> _Problem description_: Only the number is wanted: count the lines that include the word "React".

╭─ Data provided

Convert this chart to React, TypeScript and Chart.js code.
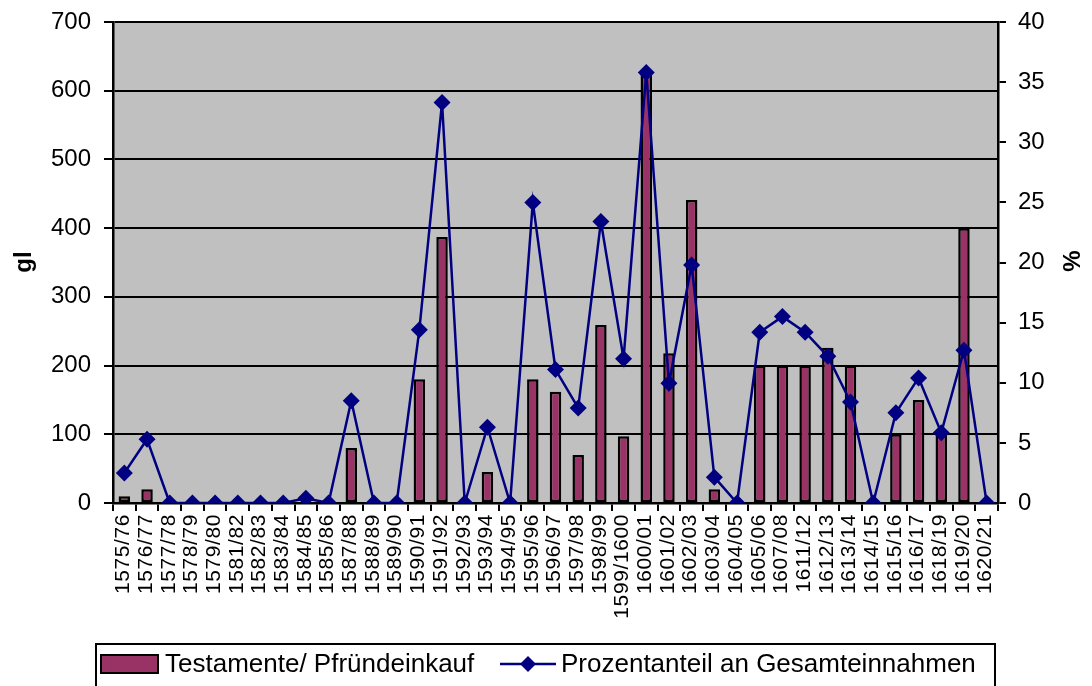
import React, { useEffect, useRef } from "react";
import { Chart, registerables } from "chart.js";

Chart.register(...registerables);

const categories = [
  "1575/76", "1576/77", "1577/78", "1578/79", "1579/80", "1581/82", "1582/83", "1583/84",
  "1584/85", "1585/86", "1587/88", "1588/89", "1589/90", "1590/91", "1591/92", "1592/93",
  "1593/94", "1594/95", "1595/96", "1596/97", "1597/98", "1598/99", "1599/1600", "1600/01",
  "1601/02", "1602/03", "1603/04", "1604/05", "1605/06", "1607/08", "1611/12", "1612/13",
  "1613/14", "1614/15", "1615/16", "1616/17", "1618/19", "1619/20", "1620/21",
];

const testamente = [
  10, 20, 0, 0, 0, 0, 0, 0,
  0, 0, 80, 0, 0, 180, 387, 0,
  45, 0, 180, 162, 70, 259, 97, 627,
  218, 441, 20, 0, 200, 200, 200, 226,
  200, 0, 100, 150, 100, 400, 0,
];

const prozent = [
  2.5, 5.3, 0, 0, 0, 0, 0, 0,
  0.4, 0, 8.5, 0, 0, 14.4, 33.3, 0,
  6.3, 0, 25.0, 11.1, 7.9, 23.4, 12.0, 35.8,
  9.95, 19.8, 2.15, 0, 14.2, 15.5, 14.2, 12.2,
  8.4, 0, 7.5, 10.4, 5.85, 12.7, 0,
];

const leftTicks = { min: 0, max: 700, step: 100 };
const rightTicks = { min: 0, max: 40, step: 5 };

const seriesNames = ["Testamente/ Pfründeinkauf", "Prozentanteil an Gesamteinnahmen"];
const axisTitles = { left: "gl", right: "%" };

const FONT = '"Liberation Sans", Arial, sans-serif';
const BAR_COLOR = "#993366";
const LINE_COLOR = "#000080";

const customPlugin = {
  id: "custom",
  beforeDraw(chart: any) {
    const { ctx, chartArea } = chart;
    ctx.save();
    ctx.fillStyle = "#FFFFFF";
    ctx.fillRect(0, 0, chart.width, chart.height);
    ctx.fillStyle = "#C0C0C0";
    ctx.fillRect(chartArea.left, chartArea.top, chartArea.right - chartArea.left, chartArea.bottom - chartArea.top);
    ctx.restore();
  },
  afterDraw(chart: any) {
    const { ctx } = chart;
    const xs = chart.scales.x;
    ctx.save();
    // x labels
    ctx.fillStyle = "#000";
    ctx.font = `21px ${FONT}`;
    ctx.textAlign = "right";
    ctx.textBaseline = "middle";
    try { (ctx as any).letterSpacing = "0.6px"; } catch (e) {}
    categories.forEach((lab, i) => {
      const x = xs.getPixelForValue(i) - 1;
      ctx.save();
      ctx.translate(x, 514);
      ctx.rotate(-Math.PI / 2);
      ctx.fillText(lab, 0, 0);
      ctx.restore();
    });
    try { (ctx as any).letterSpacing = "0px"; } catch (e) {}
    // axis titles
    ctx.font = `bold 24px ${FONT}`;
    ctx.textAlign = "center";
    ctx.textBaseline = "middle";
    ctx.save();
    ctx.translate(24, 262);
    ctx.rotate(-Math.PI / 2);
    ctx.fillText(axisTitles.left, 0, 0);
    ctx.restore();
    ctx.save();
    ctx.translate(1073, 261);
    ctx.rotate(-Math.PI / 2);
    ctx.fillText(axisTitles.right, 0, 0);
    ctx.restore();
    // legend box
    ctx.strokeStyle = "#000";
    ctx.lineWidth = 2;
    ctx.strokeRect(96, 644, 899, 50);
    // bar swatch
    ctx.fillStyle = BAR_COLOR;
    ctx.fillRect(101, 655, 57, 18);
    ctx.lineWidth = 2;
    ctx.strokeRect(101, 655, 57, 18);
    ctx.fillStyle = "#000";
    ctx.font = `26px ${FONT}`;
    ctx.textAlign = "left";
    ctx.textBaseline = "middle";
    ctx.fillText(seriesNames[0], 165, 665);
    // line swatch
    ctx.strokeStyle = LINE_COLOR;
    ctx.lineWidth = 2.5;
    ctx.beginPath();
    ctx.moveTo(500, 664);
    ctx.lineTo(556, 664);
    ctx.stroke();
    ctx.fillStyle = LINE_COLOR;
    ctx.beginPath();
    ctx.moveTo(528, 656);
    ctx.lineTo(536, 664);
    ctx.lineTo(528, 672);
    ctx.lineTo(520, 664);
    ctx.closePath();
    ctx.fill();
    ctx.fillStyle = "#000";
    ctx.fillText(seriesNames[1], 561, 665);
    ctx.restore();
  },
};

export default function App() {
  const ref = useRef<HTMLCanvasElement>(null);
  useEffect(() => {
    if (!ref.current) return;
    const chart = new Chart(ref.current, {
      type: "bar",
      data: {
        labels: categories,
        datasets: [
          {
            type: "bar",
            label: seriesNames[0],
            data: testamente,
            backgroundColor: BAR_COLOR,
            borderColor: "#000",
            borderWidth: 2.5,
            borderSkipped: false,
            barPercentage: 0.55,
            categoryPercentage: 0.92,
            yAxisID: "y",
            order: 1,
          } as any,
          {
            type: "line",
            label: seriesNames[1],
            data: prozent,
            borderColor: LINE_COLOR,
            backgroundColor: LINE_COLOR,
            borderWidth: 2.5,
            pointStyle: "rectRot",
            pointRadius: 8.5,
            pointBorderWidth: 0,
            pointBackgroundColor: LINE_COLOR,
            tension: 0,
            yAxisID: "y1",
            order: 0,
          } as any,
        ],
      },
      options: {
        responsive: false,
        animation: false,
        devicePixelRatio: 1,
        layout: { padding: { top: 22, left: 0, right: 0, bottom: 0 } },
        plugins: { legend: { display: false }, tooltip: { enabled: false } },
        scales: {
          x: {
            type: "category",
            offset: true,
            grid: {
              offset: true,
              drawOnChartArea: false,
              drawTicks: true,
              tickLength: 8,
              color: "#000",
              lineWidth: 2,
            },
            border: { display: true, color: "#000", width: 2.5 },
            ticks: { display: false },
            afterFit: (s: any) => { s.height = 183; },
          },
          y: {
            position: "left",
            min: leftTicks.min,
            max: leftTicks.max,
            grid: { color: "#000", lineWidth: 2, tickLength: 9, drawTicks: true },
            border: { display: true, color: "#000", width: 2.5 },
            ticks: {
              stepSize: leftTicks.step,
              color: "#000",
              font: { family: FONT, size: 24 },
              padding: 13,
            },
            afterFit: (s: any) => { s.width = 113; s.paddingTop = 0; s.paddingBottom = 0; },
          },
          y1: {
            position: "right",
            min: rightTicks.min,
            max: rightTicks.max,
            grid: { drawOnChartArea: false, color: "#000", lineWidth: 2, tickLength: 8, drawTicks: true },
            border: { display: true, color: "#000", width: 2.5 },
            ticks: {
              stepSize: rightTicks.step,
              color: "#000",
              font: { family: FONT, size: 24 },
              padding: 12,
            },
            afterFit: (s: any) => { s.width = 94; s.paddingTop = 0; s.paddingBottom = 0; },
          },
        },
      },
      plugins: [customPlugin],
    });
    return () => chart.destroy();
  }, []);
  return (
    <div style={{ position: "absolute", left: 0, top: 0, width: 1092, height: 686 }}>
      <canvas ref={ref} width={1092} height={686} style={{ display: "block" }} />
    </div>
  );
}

╰─

> _Output_: 2